Investors like stock buybacks for several reasons. For one, it gives them a ready buyer. It also rewards the steady, go-long investor because, as the company reduces the number of shares in circulation, each share represents a bigger piece of the corporate pie. Having fewer shares in circulations increases the earnings-per-share, which makes the company look healthy. Put this all together, and buybacks can keep share prices stable during a transition.
But massive buybacks have also been described as "financial engineering." Companies use them to beat Wall Street’s expectations on earnings-per-share, as opposed to increasing profits the old fashioned way – by growing the business.
And these sorts of buybacks carry a real risk that the company is spending its money to placate investors, rather than investing in the business.
For example, in contrast to the $36 billion spent on stock buybacks, Oracle spent $1.66 billion on capital expenditures in 2019, down from the $1.73 billion it spent in 2018.
Remember, Oracle is trying to build itself into a cloud computing giant to take on the likes of mighty Amazon Web Services and, more importantly, keep itself relevant in an age where its customers want the cloud.
Building a cloud is extremely expensive, which is why its customers want their vendors to take on that expense for them. Data centers on the kind of massive scale that Oracle should need cost billions to build.
Take a look at the the number-two player in cloud, Microsoft. It has already successfully transformed itself itself from a mostly old-school software vendor to a cloud giant. It’s not in Oracle’s position of trying to play catch-up.
Still, Microsoft spent almost $9.9 billion in just its first nine months of FY 2019 investing in "additions to property and equipment" also known as capital expenditures (CapEx), according to its last quarterly report.

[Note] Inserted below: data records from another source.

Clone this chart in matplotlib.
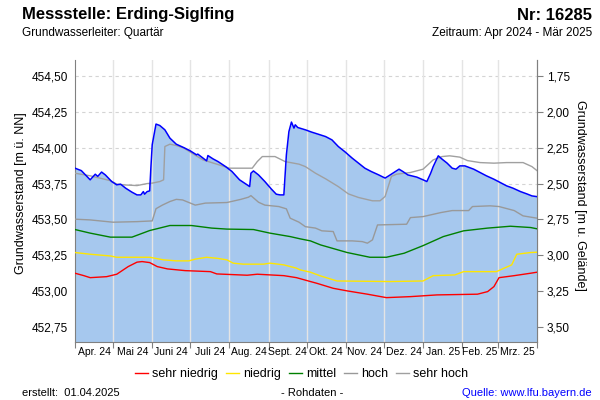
import numpy as np
import pandas as pd
import matplotlib
matplotlib.use("Agg")
import matplotlib.pyplot as plt
from matplotlib.ticker import FixedLocator, FuncFormatter, NullFormatter

plt.rcParams['font.family'] = ['Liberation Sans', 'DejaVu Sans']

# Messwerte: Tag seit 01.04.2024 / Grundwasserstand [m ü. NN]
tage_gw = [0, 5, 12, 16, 18, 21, 24, 29, 33, 36, 40, 45, 49, 52, 54, 55, 57, 59,
           60, 61, 64, 67, 71, 75, 80, 86, 91, 96, 97, 104, 105, 109, 113, 119,
           124, 130, 136, 138, 139, 141, 145, 150, 155, 159, 162, 165, 167, 169,
           171, 173, 174, 176, 182, 187, 192, 198, 203, 208, 213, 219, 224, 229,
           234, 240, 245, 249, 256, 259, 263, 270, 275, 278, 281, 283, 287, 290,
           294, 298, 301, 304, 308, 315, 320, 325, 331, 336, 341, 346, 352, 357,
           361, 365]
gw_stand = [453.857, 453.84, 453.776, 453.815, 453.80, 453.83, 453.81, 453.764,
            453.741, 453.746, 453.718, 453.69, 453.671, 453.671, 453.694, 453.676,
            453.694, 453.699, 453.868, 454.02, 454.164, 454.154, 454.124, 454.066,
            454.024, 454.00, 453.978, 453.95, 453.955, 453.908, 453.945, 453.922,
            453.903, 453.868, 453.834, 453.776, 453.741, 453.729, 453.822, 453.838,
            453.81, 453.764, 453.713, 453.676, 453.671, 453.671, 453.95, 454.112,
            454.178, 454.136, 454.159, 454.14, 454.124, 454.108, 454.094, 454.077,
            454.054, 454.008, 453.973, 453.927, 453.892, 453.857, 453.834, 453.81,
            453.788, 453.81, 453.85, 453.834, 453.81, 453.795, 453.776, 453.764,
            453.822, 453.868, 453.943, 453.92, 453.892, 453.857, 453.85, 453.873,
            453.873, 453.85, 453.827, 453.804, 453.78, 453.757, 453.734, 453.718,
            453.694, 453.678, 453.664, 453.659]

# Kennwerte
tage_sh = [0, 12, 22, 28, 33, 38, 49, 57, 61, 67, 70, 71, 75, 80, 86, 91, 101, 112,
           122, 140, 144, 148, 158, 166, 177, 182, 190, 198, 208, 216, 224, 235,
           241, 245, 250, 254, 265, 275, 283, 290, 296, 304, 310, 320, 331, 341,
           354, 361, 365]
sehr_hoch = [453.822, 453.804, 453.783, 453.77, 453.746, 453.741, 453.736, 453.75,
             453.753, 453.764, 453.776, 454.008, 454.024, 454.015, 453.997, 453.969,
             453.915, 453.885, 453.857, 453.857, 453.903, 453.938, 453.938, 453.903,
             453.885, 453.868, 453.822, 453.783, 453.729, 453.678, 453.653, 453.63,
             453.63, 453.66, 453.80, 453.815, 453.827, 453.85, 453.915, 453.938,
             453.943, 453.934, 453.91, 453.896, 453.892, 453.896, 453.896, 453.868,
             453.84]

tage_h = [0, 12, 30, 49, 61, 64, 69, 75, 80, 85, 95, 103, 120, 131, 137, 139, 145,
          150, 161, 167, 170, 177, 182, 190, 195, 204, 207, 219, 227, 231, 235, 239,
          262, 265, 275, 289, 298, 311, 314, 328, 335, 347, 354, 365]
hoch = [453.502, 453.497, 453.481, 453.485, 453.49, 453.575, 453.60, 453.625, 453.64,
        453.636, 453.60, 453.614, 453.618, 453.64, 453.655, 453.666, 453.62, 453.60,
        453.59, 453.574, 453.509, 453.481, 453.45, 453.44, 453.421, 453.416, 453.351,
        453.351, 453.346, 453.335, 453.358, 453.462, 453.467, 453.513, 453.52,
        453.548, 453.562, 453.562, 453.59, 453.595, 453.59, 453.562, 453.525, 453.509]

tage_m = [0, 12, 28, 45, 59, 75, 92, 108, 120, 141, 154, 170, 178, 186, 194, 215,
          233, 246, 260, 275, 291, 307, 326, 344, 360, 365]
mittel = [453.43, 453.405, 453.377, 453.377, 453.423, 453.458, 453.458, 453.44,
          453.433, 453.43, 453.405, 453.381, 453.365, 453.351, 453.323, 453.27,
          453.237, 453.237, 453.265, 453.318, 453.381, 453.421, 453.44, 453.453,
          453.444, 453.435]

tage_n = [0, 12, 28, 33, 59, 70, 80, 90, 95, 104, 112, 120, 125, 133, 149, 154, 165,
          175, 178, 186, 194, 207, 249, 275, 283, 300, 307, 333, 339, 345, 349, 360,
          365]
niedrig = [453.27, 453.258, 453.246, 453.237, 453.237, 453.219, 453.212, 453.212,
           453.224, 453.237, 453.23, 453.219, 453.196, 453.189, 453.189, 453.196,
           453.184, 453.161, 453.149, 453.133, 453.107, 453.072, 453.068, 453.072,
           453.109, 453.114, 453.137, 453.137, 453.161, 453.184, 453.258, 453.27,
           453.272]

tage_sn = [0, 7, 12, 25, 33, 42, 49, 53, 59, 65, 73, 87, 107, 112, 136, 144, 165,
           175, 186, 191, 204, 215, 231, 246, 265, 286, 318, 326, 331, 335, 347, 360,
           365]
sehr_niedrig = [453.126, 453.109, 453.095, 453.102, 453.119, 453.172, 453.203,
                453.207, 453.20, 453.172, 453.156, 453.144, 453.137, 453.121, 453.112,
                453.119, 453.109, 453.095, 453.068, 453.056, 453.021, 453.003, 452.98,
                452.956, 452.963, 452.975, 452.98, 452.998, 453.033, 453.095, 453.109,
                453.126, 453.133]

monate = ['Apr. 24', 'Mai 24', 'Juni 24', 'Juli 24', 'Aug. 24', 'Sept. 24',
          'Okt. 24', 'Nov. 24', 'Dez. 24', 'Jan. 25', 'Feb. 25', 'Mrz. 25']
gelaende = 456.25  # Geländehöhe [m ü. NN]
links_ticks = [452.75, 453.00, 453.25, 453.50, 453.75, 454.00, 454.25, 454.50]
rechts_ticks = [1.75, 2.00, 2.25, 2.50, 2.75, 3.00, 3.25, 3.50]

start = pd.Timestamp('2024-04-01')
monatsanfang = [(d - start).days for d in pd.date_range('2024-04-01', '2025-04-01', freq='MS')]
monatsmitte = [(a + b) / 2 for a, b in zip(monatsanfang[:-1], monatsanfang[1:])]

komma = FuncFormatter(lambda v, p: f"{v:.2f}".replace('.', ','))

fig = plt.figure(figsize=(6, 4), dpi=100)
ax = fig.add_axes([0.125, 0.146, 0.77, 0.704])

ax.fill_between(tage_gw, gw_stand, 452.0, color='#a6c8ee', lw=0, zorder=1)
for m in monatsanfang[1:-1]:
    ax.axvline(m, color='#e4e4e4', lw=1.0, zorder=2)

ax.plot(tage_sn, sehr_niedrig, color='#ff0000', lw=1.0, zorder=3, label='sehr niedrig')
ax.plot(tage_n, niedrig, color='#ffe600', lw=1.0, zorder=3, label='niedrig')
ax.plot(tage_m, mittel, color='#008000', lw=1.0, zorder=3, label='mittel')
ax.plot(tage_h, hoch, color='#999999', lw=1.0, zorder=3, label='hoch')
ax.plot(tage_sh, sehr_hoch, color='#a0a0a0', lw=1.0, zorder=3, label='sehr hoch')
ax.plot(tage_gw, gw_stand, color='#0000ff', lw=1.1, zorder=4)

ax.set_xlim(0, 365)
ax.set_ylim(452.65, 454.61)
ax.yaxis.set_major_locator(FixedLocator(links_ticks))
ax.yaxis.set_major_formatter(komma)
ax.grid(axis='y', color='#d4d4d4', lw=0.8, ls=(0, (3, 3)), zorder=0)
ax.set_axisbelow(True)

ax.xaxis.set_major_locator(FixedLocator(monatsanfang))
ax.xaxis.set_major_formatter(NullFormatter())
ax.xaxis.set_minor_locator(FixedLocator(monatsmitte))
ax.xaxis.set_minor_formatter(FuncFormatter(lambda v, p: monate[p] if p < len(monate) else ''))
ax.tick_params(axis='x', which='major', length=4, color='#808080')
ax.tick_params(axis='x', which='minor', length=0, pad=4, labelsize=7.5)
ax.tick_params(axis='y', length=0, pad=5, labelsize=8.5)

for s in ['left', 'right', 'bottom']:
    ax.spines[s].set_color('#808080')
ax.spines['top'].set_visible(False)

ax2 = ax.secondary_yaxis('right', functions=(lambda v: gelaende - v, lambda v: gelaende - v))
ax2.yaxis.set_major_locator(FixedLocator(rechts_ticks))
ax2.yaxis.set_major_formatter(komma)
ax2.tick_params(length=4, color='#808080', pad=3, labelsize=8.5)
ax2.spines['right'].set_color('#808080')

fig.text(21 / 600, 1 - 193 / 400, 'Grundwasserstand [m ü. NN]', rotation=90,
         ha='center', va='center', fontsize=9)
fig.text(580 / 600, 1 - 195 / 400, 'Grundwasserstand [m u. Gelände]', rotation=270,
         ha='center', va='center', fontsize=9)

fig.text(22 / 600, 1 - 15 / 400, 'Messstelle: Erding-Siglfing', fontsize=12,
         fontweight='bold', ha='left', va='center')
fig.text(592 / 600, 1 - 15 / 400, 'Nr: 16285', fontsize=12, fontweight='bold',
         ha='right', va='center')
fig.text(22 / 600, 1 - 33 / 400, 'Grundwasserleiter: Quartär', fontsize=8.5,
         ha='left', va='center')
fig.text(592 / 600, 1 - 33 / 400, 'Zeitraum: Apr 2024 - Mär 2025', fontsize=8.5,
         ha='right', va='center')

fig.legend(loc='center', bbox_to_anchor=(0.503, 1 - 374 / 400), ncol=5, frameon=False,
           fontsize=9, handlelength=1.05, handletextpad=0.35, columnspacing=0.6)

fig.text(22 / 600, 1 - 393 / 400, 'erstellt:  01.04.2025', fontsize=8, ha='left', va='center')
fig.text(312 / 600, 1 - 393 / 400, '- Rohdaten -', fontsize=8, ha='center', va='center')
fig.text(592 / 600, 1 - 393 / 400, 'Quelle: www.lfu.bayern.de', fontsize=8,
         ha='right', va='center', color='#0000ff')

fig.savefig('out.png', dpi=100)
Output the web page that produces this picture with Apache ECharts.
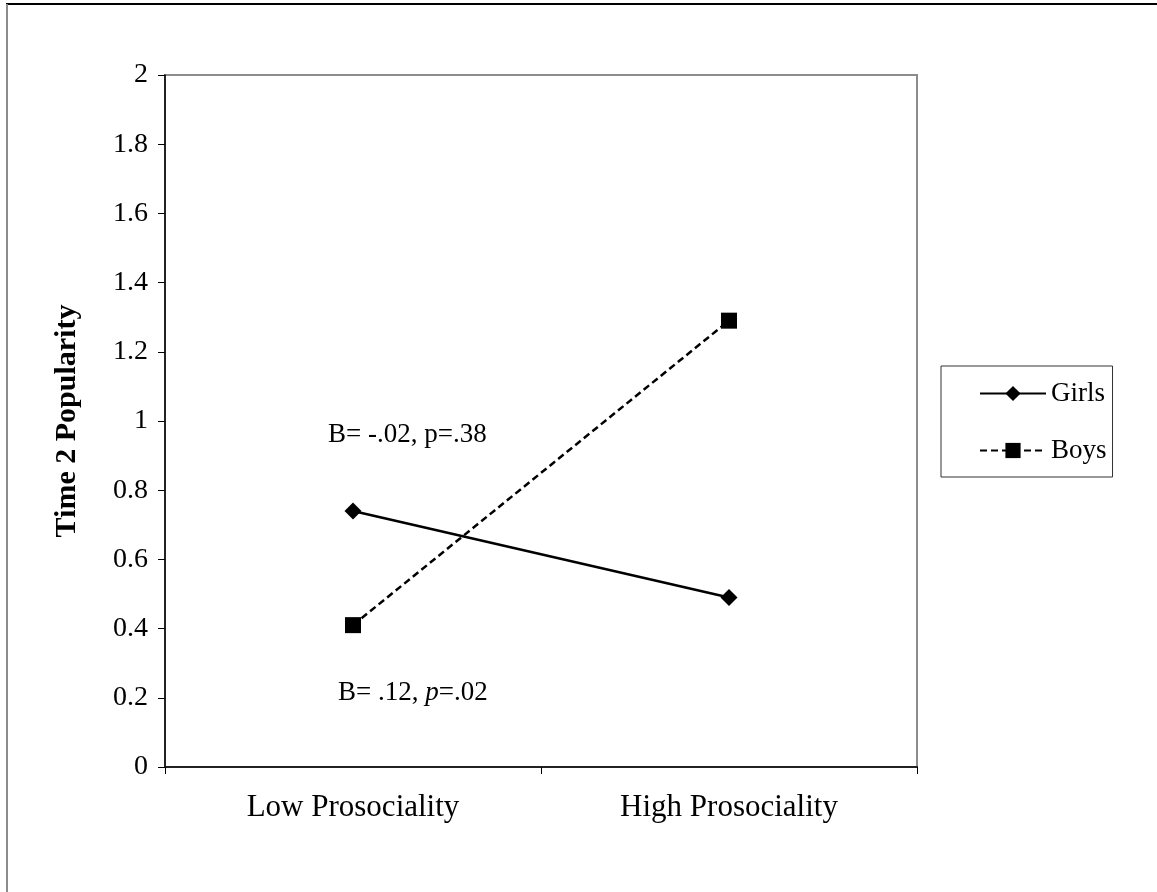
<!DOCTYPE html>
<html>
<head>
<meta charset="utf-8">
<script src="https://cdn.jsdelivr.net/npm/echarts@6/dist/echarts.min.js"></script>
<style>
html,body{margin:0;padding:0;background:#fff;}
#chart{width:1157px;height:892px;}
</style>
</head>
<body>
<div id="chart"></div>
<script>
const categories = ['Low Prosociality', 'High Prosociality'];
const girls = [0.74, 0.49];
const boys = [0.41, 1.29];
const seriesNames = ['Girls', 'Boys'];
const yAxisTitle = 'Time 2 Popularity';
const noteGirls = 'B= -.02, p=.38';
const noteBoysParts = ['B= .12, ', 'p', '=.02'];

const FONT = '"Liberation Serif", "Times New Roman", serif';
const chart = echarts.init(document.getElementById('chart'));
chart.setOption({
  backgroundColor: '#fff',
  animation: false,
  textStyle: { fontFamily: FONT, color: '#000' },
  grid: {
    left: 165, top: 75, right: 240, bottom: 125,
    show: true, borderColor: '#8c8c8c', borderWidth: 2, backgroundColor: 'transparent'
  },
  legend: {
    orient: 'vertical',
    left: 941, top: 366,
    backgroundColor: '#fff',
    borderColor: '#333',
    borderWidth: 1,
    padding: [14, 6, 13, 38],
    itemGap: 30,
    itemWidth: 66,
    itemHeight: 19,
    textStyle: { fontFamily: FONT, fontSize: 27, color: '#000', padding: [0, 0, 0, 0] },
    data: seriesNames
  },
  xAxis: {
    type: 'category',
    data: categories,
    boundaryGap: true,
    axisLine: { lineStyle: { color: '#222', width: 2 } },
    axisTick: { show: true, length: 7, lineStyle: { color: '#000', width: 1 } },
    axisLabel: { fontFamily: FONT, fontSize: 31, color: '#000', margin: 25 },
    splitLine: { show: false }
  },
  yAxis: {
    type: 'value',
    min: 0, max: 2, interval: 0.2,
    name: yAxisTitle,
    nameLocation: 'middle',
    nameRotate: 90,
    nameGap: 83,
    nameTextStyle: { fontFamily: FONT, fontSize: 30, fontWeight: 'bold', color: '#000' },
    axisLine: { show: true, lineStyle: { color: '#000', width: 1.5 } },
    axisTick: { show: true, length: 7, lineStyle: { color: '#000', width: 1 } },
    axisLabel: { fontFamily: FONT, fontSize: 28, color: '#000', margin: 17 },
    splitLine: { show: false }
  },
  series: [
    {
      name: seriesNames[0], type: 'line', data: girls,
      symbol: 'diamond', symbolSize: 17,
      itemStyle: { color: '#000' },
      lineStyle: { color: '#000', width: 2.5, type: 'solid' }
    },
    {
      name: seriesNames[1], type: 'line', data: boys,
      symbol: 'rect', symbolSize: 16,
      itemStyle: { color: '#000' },
      lineStyle: { color: '#000', width: 2.5, type: [7, 4] }
    }
  ],
  graphic: [
    { type: 'line', shape: { x1: 6, y1: 4, x2: 1157, y2: 4 }, style: { stroke: '#000', lineWidth: 2 } },
    { type: 'line', shape: { x1: 7, y1: 4, x2: 7, y2: 892 }, style: { stroke: '#8c8c8c', lineWidth: 2 } },
    {
      type: 'text', left: 328, top: 421,
      style: { text: noteGirls, font: '27px ' + FONT, fill: '#000' }
    },
    {
      type: 'text', left: 338, top: 679,
      style: {
        text: '{n|' + noteBoysParts[0] + '}{i|' + noteBoysParts[1] + '}{n|' + noteBoysParts[2] + '}',
        rich: {
          n: { fontFamily: FONT, fontSize: 27, fill: '#000' },
          i: { fontFamily: FONT, fontSize: 27, fontStyle: 'italic', fill: '#000' }
        }
      }
    }
  ]
});
</script>
</body>
</html>
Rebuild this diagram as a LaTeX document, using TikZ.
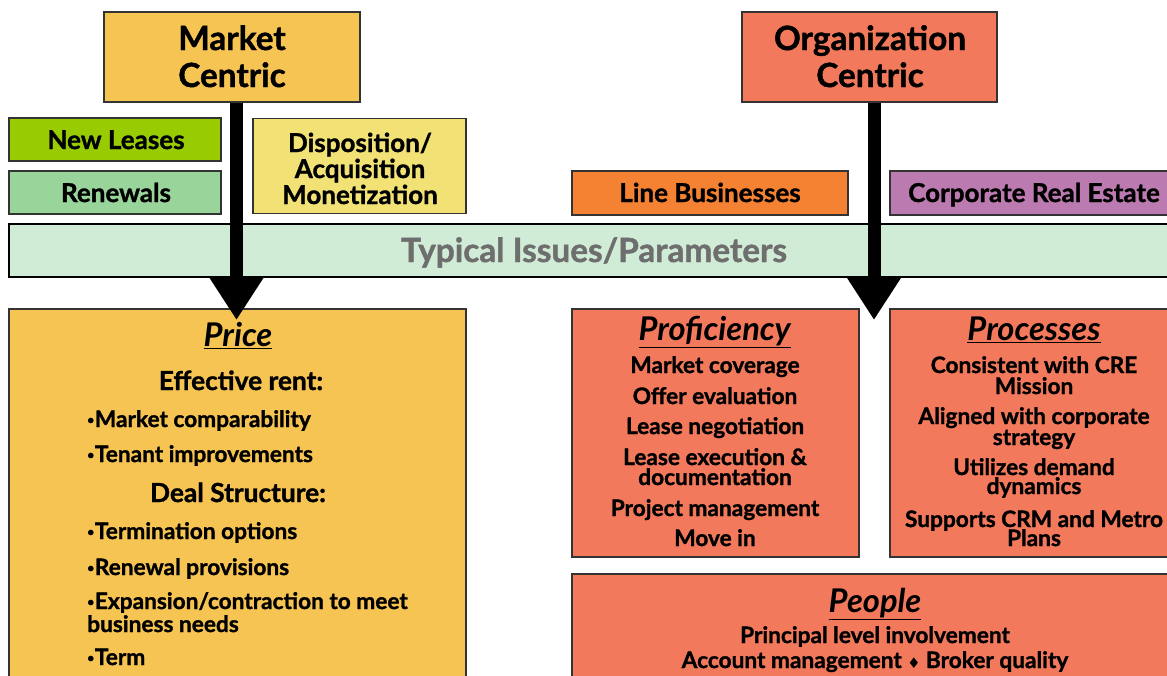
\documentclass[tikz,border=0pt]{standalone}
\usepackage{fontspec}
\setmainfont{Lato}[BoldFeatures={FakeBold=1.2}]
\newfontfamily\symfont{DejaVu Sans}
\usetikzlibrary{arrows.meta}

\definecolor{edge}{HTML}{333333}
\definecolor{mktfill}{HTML}{F6C452}
\definecolor{orgfill}{HTML}{F2795C}
\definecolor{newfill}{HTML}{99CC00}
\definecolor{renfill}{HTML}{99D49A}
\definecolor{dispfill}{HTML}{F2E276}
\definecolor{linefill}{HTML}{F58232}
\definecolor{crefill}{HTML}{BB7AB0}
\definecolor{bandfill}{HTML}{D0EBD6}
\definecolor{bandtext}{HTML}{6E6E6E}

\newcommand{\fs}[1]{\fontsize{#1}{1.2\dimexpr#1pt\relax}\selectfont\bfseries}
\newcommand{\ttl}[1]{\underline{\textit{#1}}}
\newcommand{\bul}{\raisebox{2.2pt}{\fontsize{9}{9}\selectfont •}\hspace{0.5pt}}

\begin{document}
\begin{tikzpicture}[x=0.75pt,y=-0.75pt,
  box/.style={draw=edge, line width=1.1pt, inner sep=0pt},
  sz/.style 2 args={minimum width=#1*0.75pt, minimum height=#2*0.75pt},
  bigtxt/.style={anchor=base, inner sep=0pt, font=\fs{25}},
  sidetxt/.style={anchor=base, inner sep=0pt, font=\fs{19.5}},
  bandtxt/.style={anchor=base, inner sep=0pt, font=\fs{25}, text=bandtext},
  secttl/.style={anchor=base, inner sep=0pt, font=\fs{24.5}},
  headtxt/.style={anchor=base, inner sep=0pt, font=\fs{19.7}},
  itemc/.style={anchor=base, inner sep=0pt, font=\fs{17}},
  iteml/.style={anchor=base west, inner sep=0pt, font=\fs{17}},
  bigarrow/.style={line width=9.75pt, -{Triangle[width=39pt,length=32.25pt]}}
]
\useasboundingbox (0,0) rectangle (1167,675);
\clip (0,0) rectangle (1167,675);

% top-level boxes
\node[box, fill=mktfill, sz={256}{90}] (mc) at (232,57) {};
\node[box, fill=orgfill, sz={255}{90}] (oc) at (869.5,57) {};

% category boxes
\node[box, fill=newfill, sz={212}{43}] (nl) at (115,139.5) {};
\node[box, fill=renfill, sz={212}{43}] (rn) at (115,192.5) {};
\node[box, fill=dispfill, sz={213}{95}] (dp) at (359.5,166) {};
\node[box, fill=linefill, sz={276}{44}] (lb) at (710,193) {};
\node[box, fill=crefill, sz={290}{44}] (cr) at (1035,193) {};

% parameter band
\node[box, draw=black, fill=bandfill, sz={1170}{53}] (band) at (594,250.5) {};

% lower boxes
\node[box, fill=mktfill, sz={457}{400}] (price) at (237.5,509) {};
\node[box, fill=orgfill, sz={287}{248}] (prof) at (715.5,433) {};
\node[box, fill=orgfill, sz={280}{248}] (proc) at (1030,433) {};
\node[box, fill=orgfill, sz={606}{140}] (ppl) at (875,644) {};

% labels of the top boxes
\node[bigtxt] (mc1) at (232,50) {Market};
\node[bigtxt] (mc2) at (232,87) {Centric};
\node[bigtxt] (oc1) at (870,50) {Organization};
\node[bigtxt] (oc2) at (870,87) {Centric};

\node[sidetxt] (nlt) at (116,149) {New Leases};
\node[sidetxt] (rnt) at (116,202) {Renewals};
\node[sidetxt] (dp1) at (360,152) {Disposition/};
\node[sidetxt] (dp2) at (360,178) {Acquisition};
\node[sidetxt] (dp3) at (360,204) {Monetization};
\node[sidetxt] (lbt) at (710,202) {Line Businesses};
\node[sidetxt] (crt) at (1034,202) {Corporate Real Estate};

\node[bandtxt] (bandt) at (594,262) {Typical Issues/Parameters};

% Price
\node[secttl] (pr0) at (238,346) {\ttl{Price}};
\node[headtxt] (pr1) at (241,390) {Effective rent:};
\node[iteml] (pr2) at (87,427) {\bul Market comparability};
\node[iteml] (pr3) at (87,462) {\bul Tenant improvements};
\node[headtxt] (pr4) at (238,502) {Deal Structure:};
\node[iteml] (pr5) at (87,539) {\bul Termination options};
\node[iteml] (pr6) at (87,575) {\bul Renewal provisions};
\node[iteml] (pr7) at (87,609) {\bul Expansion/contraction to meet};
\node[iteml] (pr8) at (87,632) {business needs};
\node[iteml] (pr9) at (87,665) {\bul Term};

% Proficiency
\node[secttl] (pf0) at (715,340) {\ttl{Proficiency}};
\node[itemc] (pf1) at (715,373) {Market coverage};
\node[itemc] (pf2) at (715,404) {Offer evaluation};
\node[itemc] (pf3) at (715,434) {Lease negotiation};
\node[itemc] (pf4) at (715,465) {Lease execution \&};
\node[itemc] (pf5) at (715,485) {documentation};
\node[itemc] (pf6) at (715,516) {Project management};
\node[itemc] (pf7) at (715,546) {Move in};

% Processes
\node[secttl] (pc0) at (1034,340) {\ttl{Processes}};
\node[itemc] (pc1) at (1034,373) {Consistent with CRE};
\node[itemc] (pc2) at (1034,394) {Mission};
\node[itemc] (pc3) at (1034,424) {Aligned with corporate};
\node[itemc] (pc4) at (1034,445) {strategy};
\node[itemc] (pc5) at (1034,475) {Utilizes demand};
\node[itemc] (pc6) at (1034,494) {dynamics};
\node[itemc] (pc7) at (1034,527) {Supports CRM and Metro};
\node[itemc] (pc8) at (1034,546) {Plans};

% People
\node[secttl] (pp0) at (875,612) {\ttl{People}};
\node[itemc] (pp1) at (875,643) {Principal level involvement};
\node[itemc] (pp2) at (875,668) {Account management {\symfont\fontsize{11}{13}\selectfont ♦} Broker quality};

% downward arrows
\coordinate (tipA) at (236.5,320);
\coordinate (tipB) at (874,320);
\draw[bigarrow] (mc.south -| tipA) -- (tipA);
\draw[bigarrow] (oc.south -| tipB) -- (tipB);
\end{tikzpicture}
\end{document}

Now, you might argue that Oracle is keeping a tight lid on its CapEx, even as it tries to become a cloud player, because it wants to control long-term costs and remain a highly profitable company. Oracle’s management keeps insisting that as it grows its cloud business, it will be more profitable than its competitors because its costs are lower.
But you can’t argue that Oracle didn’t have the cash to invest in its reinvention. Ironically, Oracle almost could have bought Workday ( currently valued at $50 billion) with what it spent on share buybacks in 2019 ($36 billion) and 2018 ($11 billion) combined.
Some Oracle bears, like Nomura’s Christopher Eberle, have noticed. Eberle, who downgraded the stock in March, wondered in his research note if "underinvestment remains at the expense of an elevated capital return program."
On top of that, a massive share repurchase plan isn’t sustainable. After three quarters of spending $10 billion a quarter, Oracle slimmed down to $6 billion in Q4, and some analysts believe it will have to spend even less in the future.
"Buyback cadence is now slowing & cloud looks quite sluggish; as such we think accelerated revenues and DD [double digit] EPS growth in FY’20 will be difficult," wrote neutral analysts Sarah Hindlian from Macquarie Capital.